▸ **SOURCE MATERIAL**:
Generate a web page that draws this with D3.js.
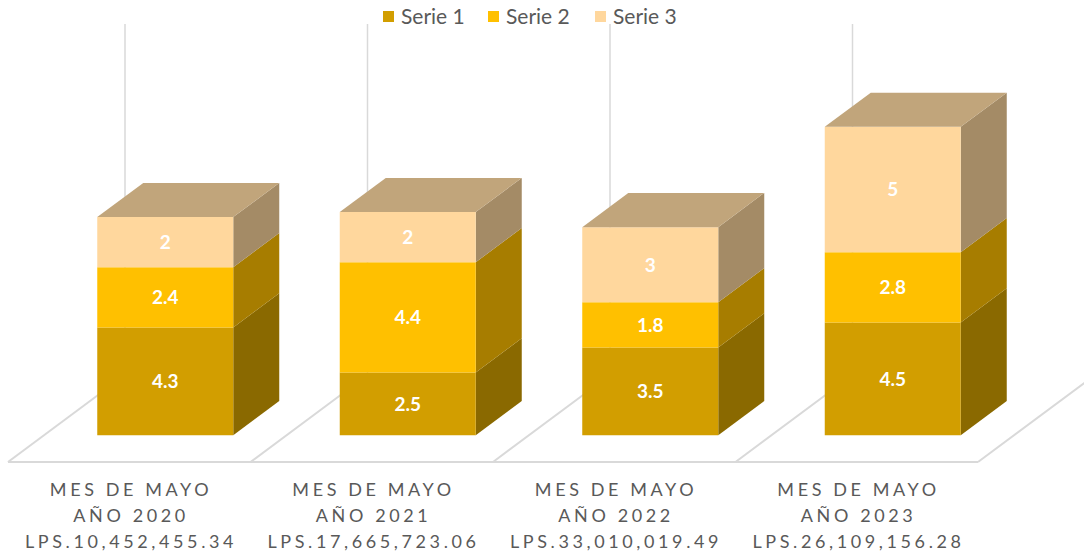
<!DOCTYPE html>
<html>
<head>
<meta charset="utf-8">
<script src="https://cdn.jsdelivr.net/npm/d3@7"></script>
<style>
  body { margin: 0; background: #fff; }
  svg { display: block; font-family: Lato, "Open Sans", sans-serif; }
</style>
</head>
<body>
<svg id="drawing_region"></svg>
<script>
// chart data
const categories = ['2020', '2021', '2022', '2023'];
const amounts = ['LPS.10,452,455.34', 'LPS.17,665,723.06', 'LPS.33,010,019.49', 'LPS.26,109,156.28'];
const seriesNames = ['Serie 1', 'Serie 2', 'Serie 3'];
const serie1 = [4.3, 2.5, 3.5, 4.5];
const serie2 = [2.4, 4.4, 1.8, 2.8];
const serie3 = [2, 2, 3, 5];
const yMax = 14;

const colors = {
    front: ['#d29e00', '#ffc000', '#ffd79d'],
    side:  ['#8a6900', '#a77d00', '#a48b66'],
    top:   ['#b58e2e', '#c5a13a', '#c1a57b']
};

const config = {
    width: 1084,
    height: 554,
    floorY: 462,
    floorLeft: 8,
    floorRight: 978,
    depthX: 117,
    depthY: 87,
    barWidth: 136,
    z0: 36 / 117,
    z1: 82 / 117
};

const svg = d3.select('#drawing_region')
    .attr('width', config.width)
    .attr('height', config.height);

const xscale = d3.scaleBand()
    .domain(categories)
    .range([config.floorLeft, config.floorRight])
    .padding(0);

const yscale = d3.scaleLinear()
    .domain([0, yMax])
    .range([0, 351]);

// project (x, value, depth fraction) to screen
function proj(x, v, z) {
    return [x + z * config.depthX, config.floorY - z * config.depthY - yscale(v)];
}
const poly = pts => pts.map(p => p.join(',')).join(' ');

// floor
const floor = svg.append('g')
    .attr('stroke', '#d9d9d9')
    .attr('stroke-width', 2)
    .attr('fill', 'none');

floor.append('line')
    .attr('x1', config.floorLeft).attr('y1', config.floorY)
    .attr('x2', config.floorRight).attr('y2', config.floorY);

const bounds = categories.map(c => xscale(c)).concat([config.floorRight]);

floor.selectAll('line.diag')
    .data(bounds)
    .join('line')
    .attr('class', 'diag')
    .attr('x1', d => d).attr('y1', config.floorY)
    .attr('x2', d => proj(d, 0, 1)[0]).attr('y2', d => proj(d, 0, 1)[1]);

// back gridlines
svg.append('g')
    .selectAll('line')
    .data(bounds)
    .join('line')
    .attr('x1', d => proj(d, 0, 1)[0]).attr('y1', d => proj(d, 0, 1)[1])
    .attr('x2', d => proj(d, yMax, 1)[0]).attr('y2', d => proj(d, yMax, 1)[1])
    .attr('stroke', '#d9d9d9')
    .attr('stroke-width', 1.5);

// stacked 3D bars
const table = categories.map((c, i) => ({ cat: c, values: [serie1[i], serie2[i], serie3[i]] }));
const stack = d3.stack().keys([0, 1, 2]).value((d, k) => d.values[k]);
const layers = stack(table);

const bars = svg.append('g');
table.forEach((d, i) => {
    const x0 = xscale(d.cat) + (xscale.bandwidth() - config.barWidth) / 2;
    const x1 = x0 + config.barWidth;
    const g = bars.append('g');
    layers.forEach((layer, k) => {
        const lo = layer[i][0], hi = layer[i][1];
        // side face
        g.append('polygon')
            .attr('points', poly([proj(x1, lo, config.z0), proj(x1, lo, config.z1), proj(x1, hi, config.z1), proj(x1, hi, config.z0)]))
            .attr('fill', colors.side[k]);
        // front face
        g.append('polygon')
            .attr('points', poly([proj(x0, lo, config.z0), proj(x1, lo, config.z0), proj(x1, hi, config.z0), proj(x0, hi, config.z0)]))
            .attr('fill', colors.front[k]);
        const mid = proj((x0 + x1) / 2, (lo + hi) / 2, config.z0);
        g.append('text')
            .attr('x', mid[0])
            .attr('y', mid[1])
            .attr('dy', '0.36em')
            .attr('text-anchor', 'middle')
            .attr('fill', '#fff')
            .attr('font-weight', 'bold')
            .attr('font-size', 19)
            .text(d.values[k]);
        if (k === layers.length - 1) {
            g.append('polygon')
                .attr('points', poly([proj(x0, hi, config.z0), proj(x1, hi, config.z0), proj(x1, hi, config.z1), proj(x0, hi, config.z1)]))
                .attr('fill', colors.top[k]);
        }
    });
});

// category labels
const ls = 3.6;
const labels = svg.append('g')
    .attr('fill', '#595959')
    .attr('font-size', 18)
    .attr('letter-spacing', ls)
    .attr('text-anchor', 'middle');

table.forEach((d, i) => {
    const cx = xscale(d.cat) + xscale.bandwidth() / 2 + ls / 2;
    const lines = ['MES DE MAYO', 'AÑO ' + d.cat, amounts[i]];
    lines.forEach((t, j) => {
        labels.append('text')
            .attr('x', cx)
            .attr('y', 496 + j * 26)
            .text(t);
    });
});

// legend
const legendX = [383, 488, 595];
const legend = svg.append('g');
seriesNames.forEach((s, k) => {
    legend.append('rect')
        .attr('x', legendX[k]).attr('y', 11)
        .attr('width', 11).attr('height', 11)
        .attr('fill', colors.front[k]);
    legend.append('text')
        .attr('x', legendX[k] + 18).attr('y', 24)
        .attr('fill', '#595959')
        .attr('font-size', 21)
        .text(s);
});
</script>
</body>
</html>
==
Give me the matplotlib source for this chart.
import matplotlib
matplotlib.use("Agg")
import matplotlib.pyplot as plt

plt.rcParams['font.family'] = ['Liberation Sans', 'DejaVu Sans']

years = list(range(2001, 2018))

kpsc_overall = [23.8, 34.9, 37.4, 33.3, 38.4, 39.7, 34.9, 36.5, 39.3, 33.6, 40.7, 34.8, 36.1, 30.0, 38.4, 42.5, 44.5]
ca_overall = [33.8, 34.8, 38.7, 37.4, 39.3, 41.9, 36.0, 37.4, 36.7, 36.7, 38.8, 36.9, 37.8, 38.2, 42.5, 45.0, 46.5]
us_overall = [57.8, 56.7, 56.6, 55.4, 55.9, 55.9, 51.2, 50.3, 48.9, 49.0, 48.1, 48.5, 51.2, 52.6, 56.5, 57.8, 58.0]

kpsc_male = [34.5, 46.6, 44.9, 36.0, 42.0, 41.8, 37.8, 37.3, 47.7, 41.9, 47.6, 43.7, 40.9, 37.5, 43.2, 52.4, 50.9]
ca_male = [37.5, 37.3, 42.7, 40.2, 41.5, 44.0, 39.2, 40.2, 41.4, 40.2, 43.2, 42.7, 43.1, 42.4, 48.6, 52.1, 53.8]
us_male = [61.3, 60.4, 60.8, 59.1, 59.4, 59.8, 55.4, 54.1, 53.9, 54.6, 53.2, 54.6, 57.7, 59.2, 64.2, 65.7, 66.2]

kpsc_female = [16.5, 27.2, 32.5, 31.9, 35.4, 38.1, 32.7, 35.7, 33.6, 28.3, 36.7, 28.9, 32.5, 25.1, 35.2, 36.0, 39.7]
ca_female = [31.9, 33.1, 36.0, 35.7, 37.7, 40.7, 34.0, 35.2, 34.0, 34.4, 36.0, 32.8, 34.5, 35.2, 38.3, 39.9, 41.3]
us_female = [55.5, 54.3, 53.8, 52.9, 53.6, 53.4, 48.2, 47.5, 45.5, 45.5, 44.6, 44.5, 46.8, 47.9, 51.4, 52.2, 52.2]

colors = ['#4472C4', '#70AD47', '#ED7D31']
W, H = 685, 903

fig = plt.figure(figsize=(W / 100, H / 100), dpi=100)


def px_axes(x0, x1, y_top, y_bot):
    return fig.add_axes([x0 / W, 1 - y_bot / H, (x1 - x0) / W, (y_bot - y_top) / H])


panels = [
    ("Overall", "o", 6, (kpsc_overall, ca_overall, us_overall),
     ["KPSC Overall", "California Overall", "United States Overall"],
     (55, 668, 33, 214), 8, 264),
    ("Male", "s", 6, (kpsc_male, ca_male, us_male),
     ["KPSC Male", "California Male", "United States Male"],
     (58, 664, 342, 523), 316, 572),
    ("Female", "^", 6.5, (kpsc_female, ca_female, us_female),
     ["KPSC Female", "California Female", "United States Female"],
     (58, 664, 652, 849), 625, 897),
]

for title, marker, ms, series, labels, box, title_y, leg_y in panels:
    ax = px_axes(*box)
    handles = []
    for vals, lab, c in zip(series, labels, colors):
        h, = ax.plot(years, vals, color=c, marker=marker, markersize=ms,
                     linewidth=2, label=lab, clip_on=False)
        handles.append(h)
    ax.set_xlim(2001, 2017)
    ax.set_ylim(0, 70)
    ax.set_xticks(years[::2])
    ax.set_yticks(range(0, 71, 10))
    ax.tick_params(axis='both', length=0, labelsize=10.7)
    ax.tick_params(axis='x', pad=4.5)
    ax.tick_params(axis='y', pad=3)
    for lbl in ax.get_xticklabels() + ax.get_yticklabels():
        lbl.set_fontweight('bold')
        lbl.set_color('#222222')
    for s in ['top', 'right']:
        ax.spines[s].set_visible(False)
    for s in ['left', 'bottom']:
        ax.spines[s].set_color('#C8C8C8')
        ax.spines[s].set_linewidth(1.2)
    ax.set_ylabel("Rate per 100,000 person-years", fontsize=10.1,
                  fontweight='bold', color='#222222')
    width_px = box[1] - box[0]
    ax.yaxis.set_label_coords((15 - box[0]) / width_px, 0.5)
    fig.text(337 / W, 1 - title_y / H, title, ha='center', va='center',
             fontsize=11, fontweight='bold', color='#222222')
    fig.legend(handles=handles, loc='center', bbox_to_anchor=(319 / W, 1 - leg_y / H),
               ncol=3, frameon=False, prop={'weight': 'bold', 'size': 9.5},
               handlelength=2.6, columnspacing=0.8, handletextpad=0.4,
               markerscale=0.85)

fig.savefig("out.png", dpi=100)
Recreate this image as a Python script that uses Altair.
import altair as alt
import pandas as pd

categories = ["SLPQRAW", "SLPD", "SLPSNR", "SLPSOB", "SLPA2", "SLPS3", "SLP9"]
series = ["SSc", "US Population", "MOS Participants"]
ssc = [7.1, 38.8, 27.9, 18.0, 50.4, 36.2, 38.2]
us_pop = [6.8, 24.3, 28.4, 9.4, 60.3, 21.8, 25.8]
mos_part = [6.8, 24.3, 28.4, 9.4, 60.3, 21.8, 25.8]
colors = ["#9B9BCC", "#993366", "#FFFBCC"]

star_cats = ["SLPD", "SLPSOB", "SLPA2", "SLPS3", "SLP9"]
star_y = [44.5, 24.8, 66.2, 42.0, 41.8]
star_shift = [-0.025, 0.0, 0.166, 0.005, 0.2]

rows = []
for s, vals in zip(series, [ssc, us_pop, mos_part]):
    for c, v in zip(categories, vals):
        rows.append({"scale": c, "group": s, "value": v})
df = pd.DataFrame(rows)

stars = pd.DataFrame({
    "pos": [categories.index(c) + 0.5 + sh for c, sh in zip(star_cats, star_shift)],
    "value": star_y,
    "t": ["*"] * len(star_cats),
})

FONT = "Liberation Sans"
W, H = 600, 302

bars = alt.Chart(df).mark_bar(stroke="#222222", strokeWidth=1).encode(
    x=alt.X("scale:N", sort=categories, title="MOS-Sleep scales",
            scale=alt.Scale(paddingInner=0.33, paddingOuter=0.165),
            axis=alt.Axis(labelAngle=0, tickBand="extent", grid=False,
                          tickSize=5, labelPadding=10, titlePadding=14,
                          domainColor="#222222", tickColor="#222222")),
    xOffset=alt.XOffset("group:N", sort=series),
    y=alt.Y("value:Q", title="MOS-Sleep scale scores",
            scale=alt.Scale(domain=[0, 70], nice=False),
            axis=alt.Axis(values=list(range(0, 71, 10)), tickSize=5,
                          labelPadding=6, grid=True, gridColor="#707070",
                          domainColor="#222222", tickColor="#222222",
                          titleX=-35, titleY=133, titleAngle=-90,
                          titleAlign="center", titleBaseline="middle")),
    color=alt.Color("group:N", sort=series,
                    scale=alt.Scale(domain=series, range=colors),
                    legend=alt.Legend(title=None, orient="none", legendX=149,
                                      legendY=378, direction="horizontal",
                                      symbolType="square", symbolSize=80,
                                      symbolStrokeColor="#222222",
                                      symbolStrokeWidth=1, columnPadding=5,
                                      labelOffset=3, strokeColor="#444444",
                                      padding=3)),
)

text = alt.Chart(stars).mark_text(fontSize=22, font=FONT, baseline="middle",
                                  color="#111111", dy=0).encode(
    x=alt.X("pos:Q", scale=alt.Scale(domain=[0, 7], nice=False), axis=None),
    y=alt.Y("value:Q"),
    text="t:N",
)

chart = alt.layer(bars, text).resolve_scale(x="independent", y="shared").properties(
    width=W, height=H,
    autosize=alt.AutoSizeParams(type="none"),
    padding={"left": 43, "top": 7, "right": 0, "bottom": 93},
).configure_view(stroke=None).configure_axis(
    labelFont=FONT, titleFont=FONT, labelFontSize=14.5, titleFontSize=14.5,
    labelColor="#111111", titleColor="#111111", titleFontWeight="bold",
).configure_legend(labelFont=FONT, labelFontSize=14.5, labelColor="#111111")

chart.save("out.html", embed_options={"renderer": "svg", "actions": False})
...
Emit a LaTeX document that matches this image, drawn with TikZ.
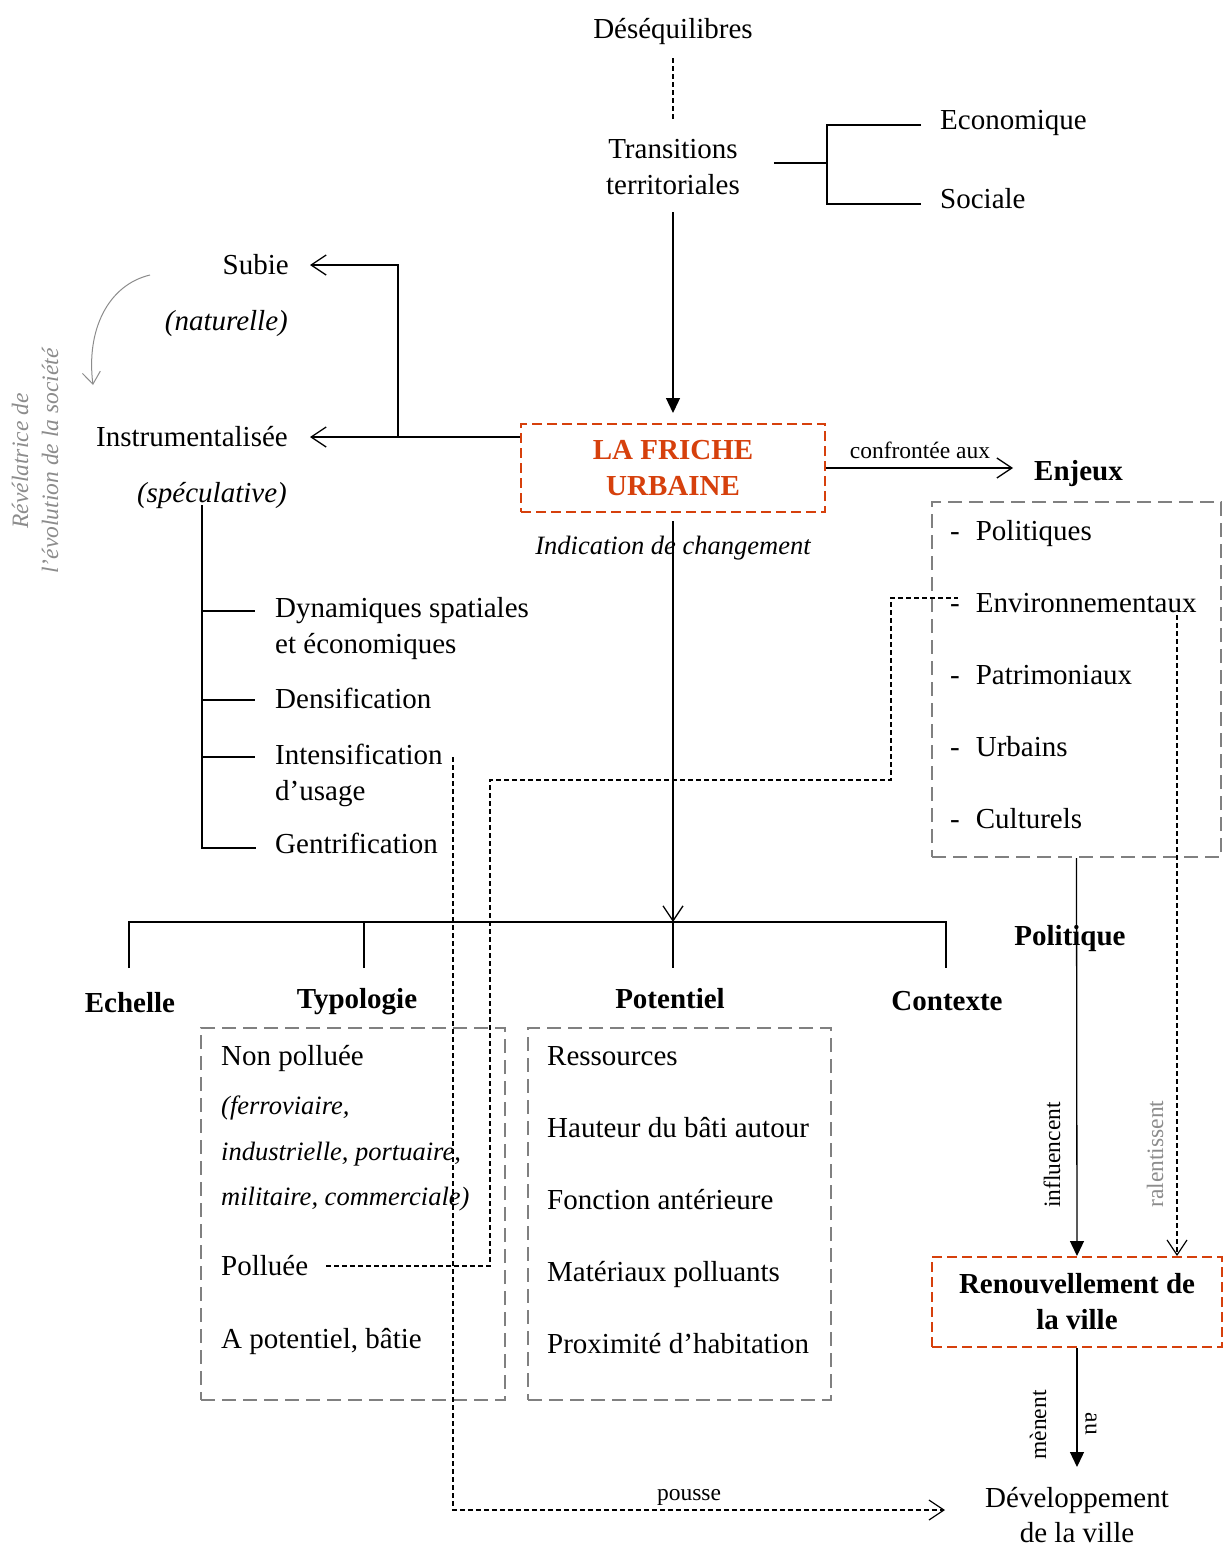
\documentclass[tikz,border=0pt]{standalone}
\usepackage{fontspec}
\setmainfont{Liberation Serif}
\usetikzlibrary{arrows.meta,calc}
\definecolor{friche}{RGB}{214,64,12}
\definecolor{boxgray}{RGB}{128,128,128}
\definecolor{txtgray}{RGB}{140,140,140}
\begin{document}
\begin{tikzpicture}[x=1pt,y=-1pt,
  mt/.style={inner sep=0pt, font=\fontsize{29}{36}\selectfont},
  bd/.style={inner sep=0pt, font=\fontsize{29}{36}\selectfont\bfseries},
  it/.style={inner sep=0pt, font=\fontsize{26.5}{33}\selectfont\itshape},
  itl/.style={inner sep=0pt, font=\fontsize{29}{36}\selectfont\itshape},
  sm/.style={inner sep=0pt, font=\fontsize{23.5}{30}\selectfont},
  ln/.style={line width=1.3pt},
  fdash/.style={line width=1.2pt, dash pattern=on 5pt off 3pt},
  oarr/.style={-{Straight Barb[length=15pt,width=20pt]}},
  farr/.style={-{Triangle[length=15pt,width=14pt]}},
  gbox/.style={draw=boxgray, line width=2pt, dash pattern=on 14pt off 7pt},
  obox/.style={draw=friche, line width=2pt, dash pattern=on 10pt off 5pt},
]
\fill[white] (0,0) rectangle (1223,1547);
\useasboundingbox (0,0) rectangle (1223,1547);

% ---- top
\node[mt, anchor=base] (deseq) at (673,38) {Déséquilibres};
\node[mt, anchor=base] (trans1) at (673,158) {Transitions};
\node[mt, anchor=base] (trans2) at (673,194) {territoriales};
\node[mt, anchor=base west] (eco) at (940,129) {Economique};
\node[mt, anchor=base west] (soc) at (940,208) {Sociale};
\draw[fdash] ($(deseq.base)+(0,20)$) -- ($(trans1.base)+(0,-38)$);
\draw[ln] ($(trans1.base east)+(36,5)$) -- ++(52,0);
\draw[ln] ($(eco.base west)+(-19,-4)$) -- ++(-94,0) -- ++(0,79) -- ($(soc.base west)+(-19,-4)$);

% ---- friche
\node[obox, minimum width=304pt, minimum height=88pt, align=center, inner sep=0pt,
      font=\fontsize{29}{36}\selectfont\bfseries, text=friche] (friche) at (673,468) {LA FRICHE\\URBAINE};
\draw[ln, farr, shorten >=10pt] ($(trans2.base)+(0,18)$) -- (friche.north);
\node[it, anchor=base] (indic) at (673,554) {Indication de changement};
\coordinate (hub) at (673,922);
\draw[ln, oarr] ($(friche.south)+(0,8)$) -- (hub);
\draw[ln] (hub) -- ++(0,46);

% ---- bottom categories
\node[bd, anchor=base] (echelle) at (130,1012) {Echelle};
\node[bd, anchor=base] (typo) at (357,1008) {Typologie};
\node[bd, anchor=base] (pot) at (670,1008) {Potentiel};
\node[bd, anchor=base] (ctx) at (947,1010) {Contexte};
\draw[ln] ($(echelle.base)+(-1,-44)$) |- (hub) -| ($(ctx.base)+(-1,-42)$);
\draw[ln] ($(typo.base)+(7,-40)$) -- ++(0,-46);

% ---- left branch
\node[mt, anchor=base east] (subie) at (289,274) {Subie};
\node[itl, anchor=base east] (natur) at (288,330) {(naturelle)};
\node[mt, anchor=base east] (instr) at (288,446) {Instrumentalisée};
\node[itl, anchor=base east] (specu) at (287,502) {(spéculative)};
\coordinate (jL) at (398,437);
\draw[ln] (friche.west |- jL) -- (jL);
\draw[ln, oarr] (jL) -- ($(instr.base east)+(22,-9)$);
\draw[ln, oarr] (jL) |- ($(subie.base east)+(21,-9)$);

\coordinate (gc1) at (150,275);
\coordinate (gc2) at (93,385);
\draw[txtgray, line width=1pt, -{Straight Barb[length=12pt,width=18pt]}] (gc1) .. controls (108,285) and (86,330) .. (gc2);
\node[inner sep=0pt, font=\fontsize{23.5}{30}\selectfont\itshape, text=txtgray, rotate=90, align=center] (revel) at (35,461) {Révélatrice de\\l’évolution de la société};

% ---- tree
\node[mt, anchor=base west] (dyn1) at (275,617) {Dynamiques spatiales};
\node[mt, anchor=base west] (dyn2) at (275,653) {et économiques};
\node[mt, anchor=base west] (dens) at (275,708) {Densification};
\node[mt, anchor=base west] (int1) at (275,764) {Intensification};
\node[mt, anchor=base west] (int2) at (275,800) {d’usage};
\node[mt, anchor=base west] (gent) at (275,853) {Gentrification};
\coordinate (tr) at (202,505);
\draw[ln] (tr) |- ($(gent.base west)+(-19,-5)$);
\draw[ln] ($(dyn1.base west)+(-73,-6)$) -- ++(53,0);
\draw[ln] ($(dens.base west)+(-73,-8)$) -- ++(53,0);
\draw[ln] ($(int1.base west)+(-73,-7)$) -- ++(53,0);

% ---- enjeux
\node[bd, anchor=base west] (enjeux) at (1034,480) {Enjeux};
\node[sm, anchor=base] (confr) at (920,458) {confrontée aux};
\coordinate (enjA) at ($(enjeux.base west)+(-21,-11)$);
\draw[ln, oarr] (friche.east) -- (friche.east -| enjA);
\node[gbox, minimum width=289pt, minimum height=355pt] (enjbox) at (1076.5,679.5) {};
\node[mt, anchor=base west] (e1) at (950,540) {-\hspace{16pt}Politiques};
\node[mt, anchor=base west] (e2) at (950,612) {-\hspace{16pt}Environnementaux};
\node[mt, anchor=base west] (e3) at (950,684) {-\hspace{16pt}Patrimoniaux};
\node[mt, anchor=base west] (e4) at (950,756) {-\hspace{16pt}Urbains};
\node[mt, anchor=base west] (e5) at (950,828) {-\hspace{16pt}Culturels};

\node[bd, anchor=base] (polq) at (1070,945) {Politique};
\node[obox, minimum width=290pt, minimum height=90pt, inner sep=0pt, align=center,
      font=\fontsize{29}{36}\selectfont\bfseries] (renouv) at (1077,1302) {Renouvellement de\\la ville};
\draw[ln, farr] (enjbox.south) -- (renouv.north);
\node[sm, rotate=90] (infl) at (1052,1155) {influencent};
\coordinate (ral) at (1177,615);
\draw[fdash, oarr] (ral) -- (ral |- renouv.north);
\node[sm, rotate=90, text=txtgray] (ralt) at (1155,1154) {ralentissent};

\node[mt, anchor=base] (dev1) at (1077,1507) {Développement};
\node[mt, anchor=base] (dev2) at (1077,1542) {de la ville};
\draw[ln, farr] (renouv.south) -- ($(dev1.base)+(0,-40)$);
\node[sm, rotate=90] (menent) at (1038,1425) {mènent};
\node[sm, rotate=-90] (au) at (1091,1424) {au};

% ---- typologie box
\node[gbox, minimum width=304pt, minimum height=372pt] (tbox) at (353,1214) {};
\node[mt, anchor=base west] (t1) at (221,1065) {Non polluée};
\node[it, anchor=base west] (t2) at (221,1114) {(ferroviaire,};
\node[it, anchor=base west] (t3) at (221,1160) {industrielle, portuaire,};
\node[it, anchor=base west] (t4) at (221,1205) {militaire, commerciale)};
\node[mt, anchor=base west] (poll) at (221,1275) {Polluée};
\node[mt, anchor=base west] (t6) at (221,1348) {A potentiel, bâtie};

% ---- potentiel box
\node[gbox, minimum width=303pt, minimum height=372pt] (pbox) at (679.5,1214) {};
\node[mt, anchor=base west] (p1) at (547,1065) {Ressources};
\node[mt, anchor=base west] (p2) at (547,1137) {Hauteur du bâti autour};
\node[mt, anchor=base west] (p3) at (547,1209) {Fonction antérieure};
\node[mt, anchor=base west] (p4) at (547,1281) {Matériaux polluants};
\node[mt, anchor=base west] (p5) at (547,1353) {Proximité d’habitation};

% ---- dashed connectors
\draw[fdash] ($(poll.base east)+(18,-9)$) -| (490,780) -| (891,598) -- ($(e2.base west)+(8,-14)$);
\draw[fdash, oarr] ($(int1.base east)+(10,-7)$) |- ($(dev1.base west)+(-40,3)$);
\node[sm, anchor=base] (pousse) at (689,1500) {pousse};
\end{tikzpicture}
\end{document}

▸ **SET PROBLEM**:
Looking at the entries above, state how many lines contain "script"; give the number alone.

▸ **ANSWER BELOW**:
4